Desde os indígenas, podemos aprender a filosofia que articula a relação de equilíbrio da sociedade entre homens e mulheres, mas também com a natureza. Se nós não atentarmos para o desequilíbrio ambiental que existe, não vamos resolver os problemas de pobreza e de qualidade de vida que afetam as nossas populações. Necessitamos ter uma postura distinta frente à natureza, e isso precisamos aprender com os povos originários.
Como se dá a discussão sobre o direito ao aborto nas comunidades de povos originários?
É um tema que tem distintos contextos. Não é a mesma coisa uma acadêmica mapuche falar sobre o direito ao aborto que uma mapuche que está enfrentando as empresas florestais. No entanto, na nossa cultura existe um conhecimento de mulheres. As mães nos educam para os direitos reprodutivos, ensinam práticas, identificam plantas que podem ajudar a fertilidade e para não ter fertilidade também.
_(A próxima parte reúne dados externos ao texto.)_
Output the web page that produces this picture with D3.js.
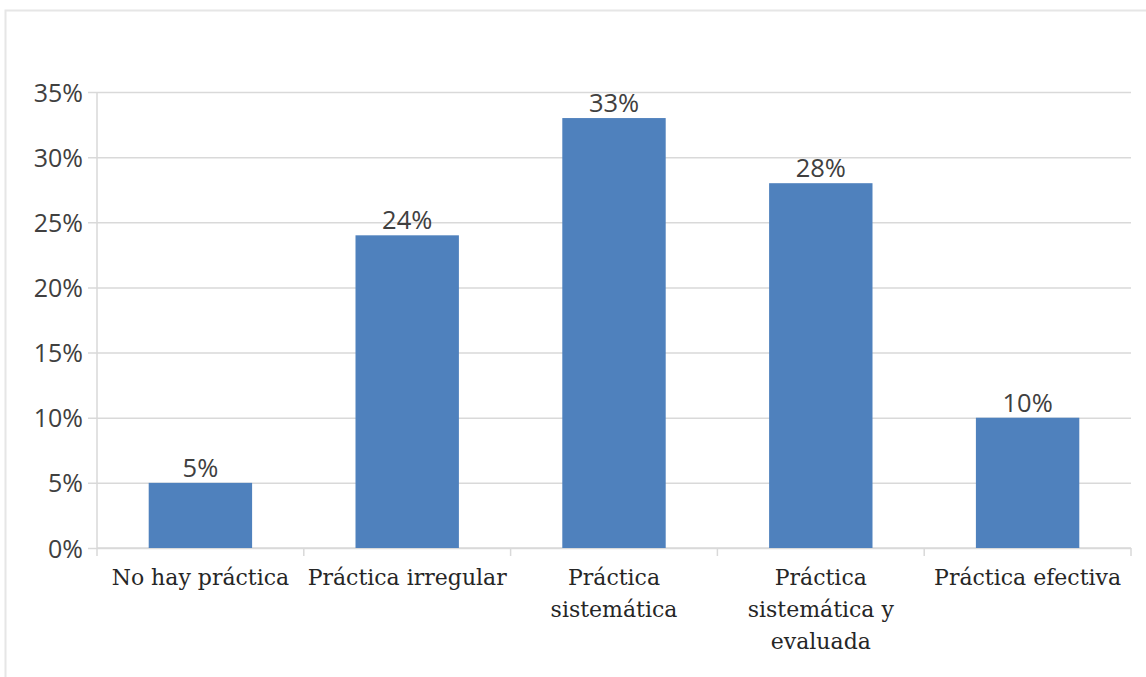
<!DOCTYPE html>
<html>
<head>
<meta charset="utf-8">
<script src="https://cdn.jsdelivr.net/npm/d3@7"></script>
<style>
  body { margin: 0; background: #fff; }
  .tick text { fill: #404040; }
</style>
</head>
<body>
<div id="chart"></div>
<script>
"use strict";

// categories (x labels split into lines) and values
const categories = [
    ["No hay práctica"],
    ["Práctica irregular"],
    ["Práctica", "sistemática"],
    ["Práctica", "sistemática y", "evaluada"],
    ["Práctica efectiva"]
];
const values = [0.05, 0.24, 0.33, 0.28, 0.10];
const yTicks = [0, 0.05, 0.10, 0.15, 0.20, 0.25, 0.30, 0.35];

const width = 1146, height = 677;
const margin = { top: 92, right: 15, bottom: 129, left: 97 };
const innerW = width - margin.left - margin.right;
const innerH = height - margin.top - margin.bottom;

const svg = d3.select("#chart").append("svg")
    .attr("width", width)
    .attr("height", height);

// chart frame (only the top and left edges are visible)
svg.append("rect")
    .attr("x", 5.5).attr("y", 10.5)
    .attr("width", width + 10).attr("height", height + 10)
    .attr("fill", "none")
    .attr("stroke", "#e6e6e6")
    .attr("stroke-width", 2);

const g = svg.append("g")
    .attr("transform", `translate(${margin.left},${margin.top})`);

const x = d3.scaleBand()
    .domain(categories.map((_, i) => i))
    .range([0, innerW])
    .paddingInner(0.5)
    .paddingOuter(0.25);

const y = d3.scaleLinear()
    .domain([0, 0.35])
    .range([innerH, 0]);

// gridlines + y labels
const yAxis = g.append("g")
    .call(d3.axisLeft(y)
        .tickValues(yTicks)
        .tickFormat(d3.format(".0%"))
        .tickSize(-innerW - 9)
        .tickPadding(5))
    .attr("transform", "translate(-9,0)");
yAxis.select(".domain").remove();
yAxis.selectAll(".tick line")
    .attr("stroke", "#d9d9d9")
    .attr("stroke-width", 1.5);
yAxis.selectAll(".tick text")
    .attr("font-family", "Open Sans")
    .attr("font-size", 25)
    .attr("dy", "0.36em");

// vertical axis line
g.append("line")
    .attr("x1", 0).attr("x2", 0)
    .attr("y1", 0).attr("y2", innerH)
    .attr("stroke", "#d9d9d9")
    .attr("stroke-width", 1.5);

// category axis with tick marks between bands
const step = x.step();
const bounds = d3.range(categories.length + 1).map(i => i * step);
g.selectAll("line.cat-tick")
    .data(bounds)
    .enter()
    .append("line")
    .classed("cat-tick", true)
    .attr("x1", d => d).attr("x2", d => d)
    .attr("y1", innerH).attr("y2", innerH + 8)
    .attr("stroke", "#d9d9d9")
    .attr("stroke-width", 1.5);
g.append("line")
    .attr("x1", 0).attr("x2", innerW)
    .attr("y1", innerH).attr("y2", innerH)
    .attr("stroke", "#d9d9d9")
    .attr("stroke-width", 1.5);

// bars
g.selectAll("rect.bar")
    .data(values)
    .enter()
    .append("rect")
    .classed("bar", true)
    .attr("x", (_, i) => x(i))
    .attr("y", d => y(d))
    .attr("width", x.bandwidth())
    .attr("height", d => innerH - y(d))
    .attr("fill", "#4f81bd");

// value labels
g.selectAll("text.value")
    .data(values)
    .enter()
    .append("text")
    .classed("value", true)
    .attr("x", (_, i) => x(i) + x.bandwidth() / 2)
    .attr("y", d => y(d) - 6)
    .attr("text-anchor", "middle")
    .attr("font-family", "Open Sans")
    .attr("font-size", 25.5)
    .attr("fill", "#404040")
    .text(d3.format(".0%"));

// category labels
const labels = g.selectAll("text.cat")
    .data(categories)
    .enter()
    .append("text")
    .classed("cat", true)
    .attr("text-anchor", "middle")
    .attr("font-family", "DejaVu Serif")
    .attr("font-size", 22)
    .attr("fill", "#262626");
labels.selectAll("tspan")
    .data((d, i) => d.map(line => ({ line, i })))
    .enter()
    .append("tspan")
    .attr("x", d => x(d.i) + x.bandwidth() / 2)
    .attr("y", (_, j) => innerH + 37 + j * 32)
    .text(d => d.line);
</script>
</body>
</html>
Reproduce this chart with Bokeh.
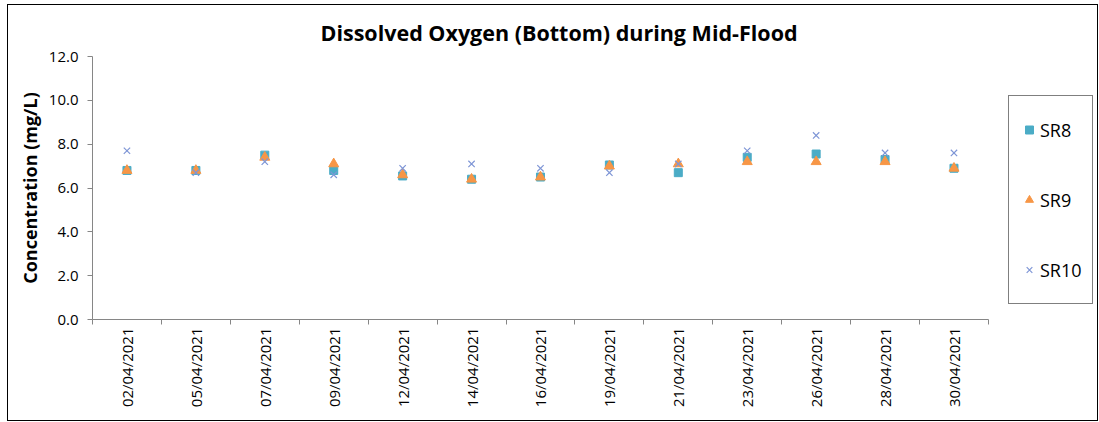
from bokeh.plotting import figure
from bokeh.models import (Range1d, LinearAxis, FixedTicker, Legend, LegendItem,
                          NumeralTickFormatter, Title)
from bokeh.embed import file_html
from bokeh.resources import INLINE

dates = ["02/04/2021", "05/04/2021", "07/04/2021", "09/04/2021", "12/04/2021", "14/04/2021",
         "16/04/2021", "19/04/2021", "21/04/2021", "23/04/2021", "26/04/2021", "28/04/2021",
         "30/04/2021"]
sr8 = [6.8, 6.8, 7.5, 6.8, 6.55, 6.4, 6.5, 7.05, 6.7, 7.4, 7.55, 7.3, 6.9]
sr9 = [6.8, 6.8, 7.4, 7.1, 6.6, 6.4, 6.5, 7.0, 7.1, 7.2, 7.2, 7.2, 6.9]
sr10 = [7.7, 6.7, 7.2, 6.6, 6.9, 7.1, 6.9, 6.7, 7.1, 7.7, 8.4, 7.6, 7.6]
y_ticks = [0, 2, 4, 6, 8, 10, 12]

FONT = "Open Sans"
AX = "#868686"

n = len(dates)
xpos = [i + 0.5 for i in range(n)]   # category centres
bounds_ticks = list(range(n + 1))     # category boundaries (Excel-style ticks)

p = figure(width=1091, height=417, output_backend="svg", toolbar_location=None,
           x_range=Range1d(0, 14.597), y_range=Range1d(0, 12),
           x_axis_location=None, y_axis_location=None,
           min_border_left=84, min_border_right=1, min_border_top=51, min_border_bottom=103)
p.styles = {"border": "1px solid #000", "box-sizing": "border-box",
            "margin-left": "7px", "margin-top": "4px"}
p.outline_line_color = None
p.xgrid.visible = False
p.ygrid.visible = False
p.background_fill_color = "white"
p.border_fill_color = "white"

t = Title(text="Dissolved Oxygen (Bottom) during Mid-Flood", align="left", offset=228,
          text_font=FONT, text_font_size="21.5px", text_font_style="bold", text_color="#000000",
          standoff=19)
p.add_layout(t, "above")

# y axis
ya = LinearAxis(ticker=FixedTicker(ticks=y_ticks), formatter=NumeralTickFormatter(format="0.0"),
                axis_label="Concentration (mg/L)")
ya.axis_line_color = AX
ya.major_tick_line_color = AX
ya.major_tick_in = 0
ya.major_tick_out = 5
ya.minor_tick_line_color = None
ya.major_label_text_font = FONT
ya.major_label_text_font_size = "15px"
ya.major_label_text_color = "#000000"
ya.major_label_standoff = 9
ya.axis_label_text_font = FONT
ya.axis_label_text_font_size = "18px"
ya.axis_label_text_font_style = "bold"
ya.axis_label_text_color = "#000000"
ya.axis_label_standoff = 4
p.add_layout(ya, "left")

# boundary ticks axis
ba = LinearAxis(ticker=FixedTicker(ticks=bounds_ticks), bounds=(0, n),
                major_label_overrides={i: "" for i in bounds_ticks})
ba.axis_line_color = AX
ba.major_tick_line_color = AX
ba.major_tick_in = 0
ba.major_tick_out = 5
ba.minor_tick_line_color = None
ba.major_label_text_font_size = "1px"
ba.major_label_standoff = 0
p.add_layout(ba, "below")

# category labels axis
xa = LinearAxis(ticker=FixedTicker(ticks=xpos),
                major_label_overrides={x: d for x, d in zip(xpos, dates)})
xa.axis_line_color = None
xa.major_tick_line_color = None
xa.minor_tick_line_color = None
xa.major_label_orientation = 1.5707963
xa.major_label_text_font = FONT
xa.major_label_text_font_size = "15px"
xa.major_label_text_color = "#000000"
xa.major_label_standoff = -3
p.add_layout(xa, "below")

r8 = p.scatter(xpos, sr8, marker="square", size=8, fill_color="#4BACC6", line_color="#4BACC6")
r9 = p.scatter(xpos, sr9, marker="triangle", size=10, fill_color="#F79646", line_color="#F79646")
r10 = p.scatter(xpos, sr10, marker="x", size=9, line_color="#7F96D6", line_width=1.2)

leg = Legend(items=[LegendItem(label="SR8", renderers=[r8]),
                    LegendItem(label="SR9", renderers=[r9]),
                    LegendItem(label="SR10", renderers=[r10])],
             location=(916, 15), orientation="vertical")
leg.border_line_color = "#000000"
leg.border_line_width = 1
leg.background_fill_color = "white"
leg.background_fill_alpha = 1
leg.padding = 10
leg.margin = 0
leg.spacing = 23
leg.glyph_width = 20
leg.glyph_height = 47
leg.label_height = 47
leg.label_standoff = 1
leg.label_text_font = FONT
leg.label_text_font_size = "18px"
leg.label_text_color = "#000000"
p.add_layout(leg, "center")

open("out.html", "w").write(file_html(p, INLINE))
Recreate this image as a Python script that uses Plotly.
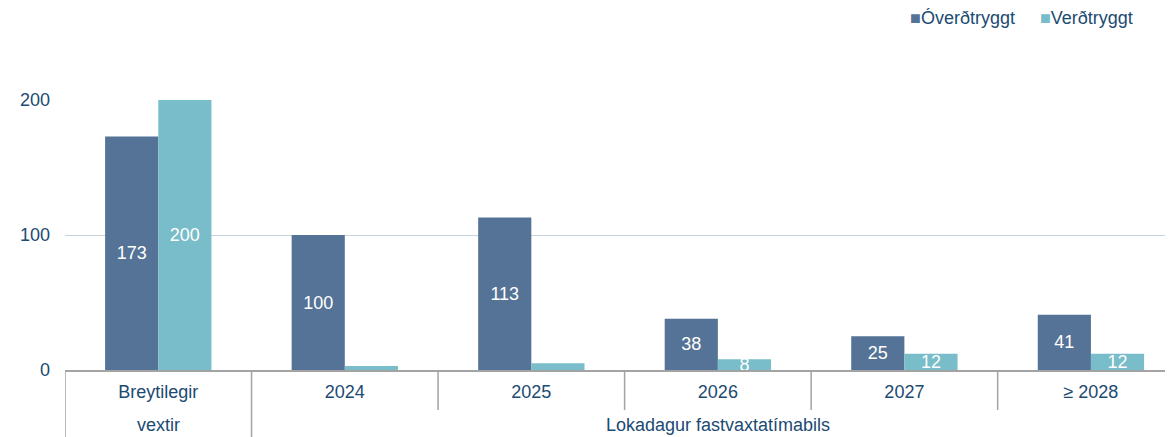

Isso as mulheres aprendem desde criança, as mães nos ensinam, e os pais não se metem. Por outro lado, foram aplicadas muitas políticas de controle de natalidade [como esterilização involuntária] e a pobreza te faz controlar a natalidade também.
Todas as mulheres estão expostas ao estupro. Não é possível que, depois dessa agressão, você tenha que seguir com uma gravidez. Nas comunidades também existem mulheres mapuches que se converteram ao cristianismo, que são evangélicas, que ao final são induzidas ao pensamento patriarcal. Elas estão no seu direito, mas eu acredito que o mais saudável é ter o direito a decidir sobre o seu corpo.
Para além da Constituinte, o que precisa mudar na política chilena?
Acho que as cotas [para os povos originários] deveriam se instalar de forma definitiva, não somente para a Constituinte, mas também para a representação parlamentar no futuro. Porque, se vamos ter um território autônomo, autodeterminação, níveis de governo local, é preciso ter representação política no Parlamento, a exemplo de países como Noruega e Finlândia. É preciso buscar formas de representação política dos indígenas e as cotas são uma das maneiras de fazer isso.